# DESCRIPTION OF THE TASK
Take the lines from the head of the listing through the one bearing "import seaborn as sns" and copy them exactly, leaving every picture out.

# SUPPLIED INFORMATION
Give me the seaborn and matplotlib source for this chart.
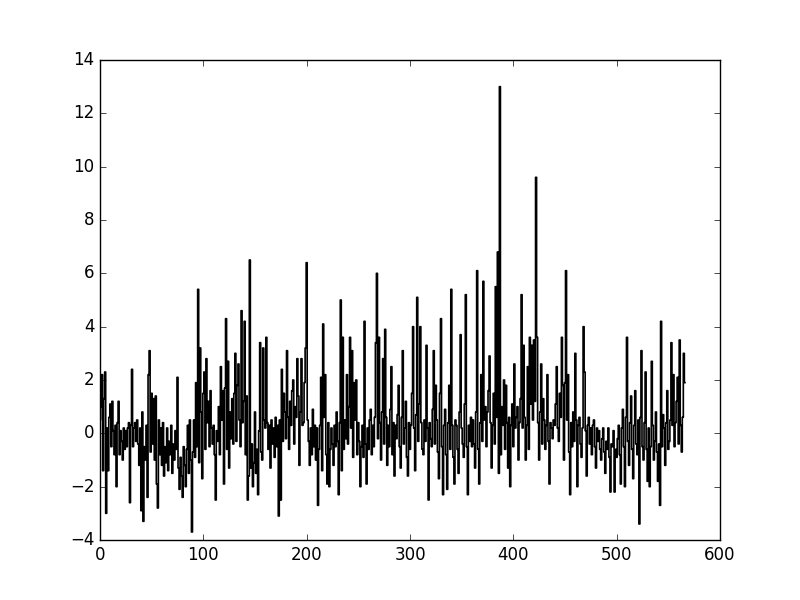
import numpy as np
import pandas as pd
import matplotlib
matplotlib.use("Agg")
import matplotlib.pyplot as plt
import seaborn as sns

# values, one per index (0..566), ten per row
values = [
    0.5, 1.0, 2.2, -1.4, 1.3, 2.3, -3.0, 0.2, -1.4, 0.6,
    1.1, -0.5, 1.2, 0.1, -0.8, 0.3, -2.0, 0.4, 1.2, -0.8,
    0.1, -0.3, -1.0, 0.2, -0.6, 0.1, -0.5, 0.2, 0.4, -2.6,
    0.3, 2.4, -0.5, 0.2, 0.4, -0.3, 0.5, -0.4, -1.2, 0.2,
    -2.9, 0.8, -3.3, -0.5, -1.0, 0.3, -2.4, 2.2, 3.1, -0.7,
    1.5, -0.4, 1.3, -1.0, 1.4, -1.9, -2.8, 0.5, -0.8, 0.2,
    -1.2, 0.4, -1.6, -0.5, -1.1, 0.2, -1.4, -0.3, -0.8, 0.3,
    -1.5, -0.4, -1.0, 0.1, -0.6, 2.1, -1.3, -2.1, -0.9, -1.6,
    -2.4, -0.5, -1.2, -2.0, -0.6, 0.3, -1.5, 0.5, -1.0, -3.7,
    -0.7, 0.5, -0.9, 1.9, -0.5, 5.4, -1.1, 3.2, 0.8, -1.7,
    1.5, 2.3, -0.6, 2.8, 0.4, 1.2, -0.5, 1.6, 0.2, -0.4,
    0.3, -0.8, -2.5, 0.1, -0.3, 1.0, -0.8, 2.5, 0.5, 1.6,
    -1.9, 1.7, 4.3, -0.6, 2.7, -1.3, 0.8, -0.2, 1.3, -0.4,
    1.5, 3.0, -0.3, 1.8, 2.6, 0.5, -0.5, 4.6, 0.4, 1.2,
    4.2, -0.8, 1.4, -2.5, -1.6, 6.5, -1.3, -0.4, -2.0, -1.1,
    0.8, -1.5, -0.6, -2.3, 0.1, 3.4, -0.7, -1.0, 3.2, 0.5,
    0.2, 3.6, 0.4, -0.6, 0.3, -1.3, 0.5, -0.4, 0.2, -0.9,
    0.6, -0.5, 0.3, -3.1, 0.5, -2.5, 2.4, -0.3, 1.5, 0.8,
    -0.2, 3.1, 0.6, -0.6, 1.2, 0.3, 1.6, 2.0, -0.4, 1.0,
    0.6, 2.8, 1.4, -1.2, 0.8, 2.8, 0.3, 0.4, 1.9, 3.2,
    6.4, 0.5, -0.3, -1.2, 0.2, -0.8, 0.9, -0.5, 0.3, -1.0,
    0.2, -2.7, -0.6, 0.3, 2.1, -1.4, 4.1, 0.6, 2.2, -0.8,
    -1.9, 0.4, -2.0, -0.6, 0.2, -0.4, -1.2, 0.3, -0.5, 0.8,
    -0.3, -2.3, 0.4, 5.0, -1.4, 3.6, -0.6, 0.5, -0.2, 2.2,
    -0.4, 1.0, 3.6, 0.2, 3.1, -0.9, 1.9, 0.5, 2.0, -0.8,
    0.4, -0.3, -2.0, -0.5, 0.3, -0.9, 4.2, -0.4, -1.9, 0.2,
    -0.6, 0.5, 0.9, -0.8, 0.3, -0.5, 0.6, 3.4, 6.0, -0.2,
    3.6, 0.4, -1.0, 0.8, 2.8, -0.4, 3.9, 0.6, -1.2, 0.3,
    -0.5, 0.9, 2.5, -0.8, 0.4, -1.6, 0.3, -0.2, 0.7, 1.8,
    -0.5, -1.3, 0.6, 3.1, -0.4, 0.2, 1.2, -0.9, -1.6, 0.4,
    -0.6, 0.3, 1.5, 4.0, 0.2, -1.4, 0.7, 5.1, -0.3, 1.1,
    4.0, 0.4, -0.6, -0.8, 0.5, -0.3, 3.3, 0.2, -2.5, 0.4,
    -0.2, -0.5, 0.9, 3.1, -0.4, 1.8, 0.5, -0.7, -1.7, 1.5,
    4.3, -0.5, -2.3, 0.3, 0.9, -0.8, -2.1, 0.4, 1.8, -0.6,
    5.4, 0.3, -0.9, -1.9, 0.5, 0.3, -0.6, -1.5, 0.8, 3.7,
    0.2, -0.4, -0.9, 1.1, 5.2, -0.5, -2.3, 0.3, -0.3, 0.6,
    -0.5, 0.5, -0.4, -1.3, 0.8, 6.1, -0.6, -1.9, 0.4, 2.2,
    -0.3, 5.7, 0.5, 1.0, -0.5, 0.8, 1.6, 2.9, 0.4, -1.3,
    0.3, 1.5, -0.4, 5.5, 0.6, 6.8, -1.5, 13.0, -0.8, 1.0,
    0.3, 2.0, -0.6, 1.8, 0.4, -1.3, 0.6, -2.0, 0.3, 1.1,
    -0.5, 2.6, 0.2, 0.6, 1.0, -1.0, 0.4, 1.3, 5.2, 0.2,
    3.3, 0.6, -1.0, 0.3, 2.5, -0.6, 3.6, 1.1, 3.3, 0.5,
    3.5, 1.2, 9.6, 3.6, 0.4, -1.0, 0.8, 2.6, -0.4, 1.3,
    0.5, -0.6, 0.3, 2.2, -0.3, -1.9, 0.4, 0.2, -0.2, 0.5,
    0.3, 1.1, 2.5, 0.2, -0.3, 1.5, 0.6, 3.6, 1.8, -1.0,
    1.9, 6.1, 0.5, 2.2, -0.7, -2.3, 0.4, -0.5, 0.8, -0.3,
    3.0, 0.5, -2.0, 0.3, 0.6, -0.4, -0.9, 0.2, 4.0, 2.3,
    0.1, -1.6, 0.3, 0.6, -0.4, 0.2, -0.8, 0.3, 0.5, -0.5,
    -1.3, 0.2, -0.3, 0.1, -0.6, -1.0, -0.2, 0.2, -0.7, -1.5,
    -0.3, -0.6, 0.2, -0.9, -2.2, -0.4, -0.5, 0.1, -2.2, -0.6,
    -0.9, -0.2, 0.3, -0.8, -1.9, 0.2, 0.9, -0.5, -2.0, 0.6,
    3.6, -0.3, -1.2, 0.4, 1.4, -0.6, -1.7, 0.3, 1.6, -0.4,
    -0.8, 0.5, -3.4, 0.6, 3.1, -0.5, -1.0, 0.4, 2.3, -0.6,
    -1.8, 0.2, -2.0, -0.5, 2.7, 0.3, -1.0, -0.3, 0.8, -0.7,
    -1.8, -0.4, -2.7, 4.2, -0.5, 0.7, 0.2, -1.2, 0.4, 1.6,
    -0.6, -0.3, 0.5, 3.4, 0.3, 2.2, -0.5, 0.4, 1.2, 2.1,
    -0.4, 3.5, 0.3, -0.7, 0.6, 3.0, 1.9,
]
index = list(range(len(values)))

x_ticks = [0, 100, 200, 300, 400, 500, 600]
y_ticks = [-4, -2, 0, 2, 4, 6, 8, 10, 12, 14]

df = pd.DataFrame({"index": index, "value": values})

# old matplotlib look: ticks inside on all four sides, white figure
plt.style.use("classic")
plt.rcParams["figure.facecolor"] = "white"
plt.rcParams["savefig.facecolor"] = "white"
plt.rcParams["font.family"] = ["DejaVu Sans"]

fig, ax = plt.subplots(figsize=(8, 6), dpi=100)
fig.subplots_adjust(left=0.125, right=0.9, bottom=0.1, top=0.9)

# the reference draws the series as steps: vertical strokes, flat tops
sns.lineplot(data=df, x="index", y="value", ax=ax, color="black",
             linewidth=1.2, estimator=None, legend=False,
             drawstyle="steps-mid")

ax.set_xlim(0, 600)
ax.set_ylim(-4, 14)
ax.set_xticks(x_ticks)
ax.set_yticks(y_ticks)
ax.set_xlabel("")
ax.set_ylabel("")
ax.tick_params(labelsize=12)

fig.savefig("out.png", dpi=100)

# SOLUTION TO THE PROBLEM
Give me the seaborn and matplotlib source for this chart.
import numpy as np
import pandas as pd
import matplotlib
matplotlib.use("Agg")
import matplotlib.pyplot as plt
import seaborn as sns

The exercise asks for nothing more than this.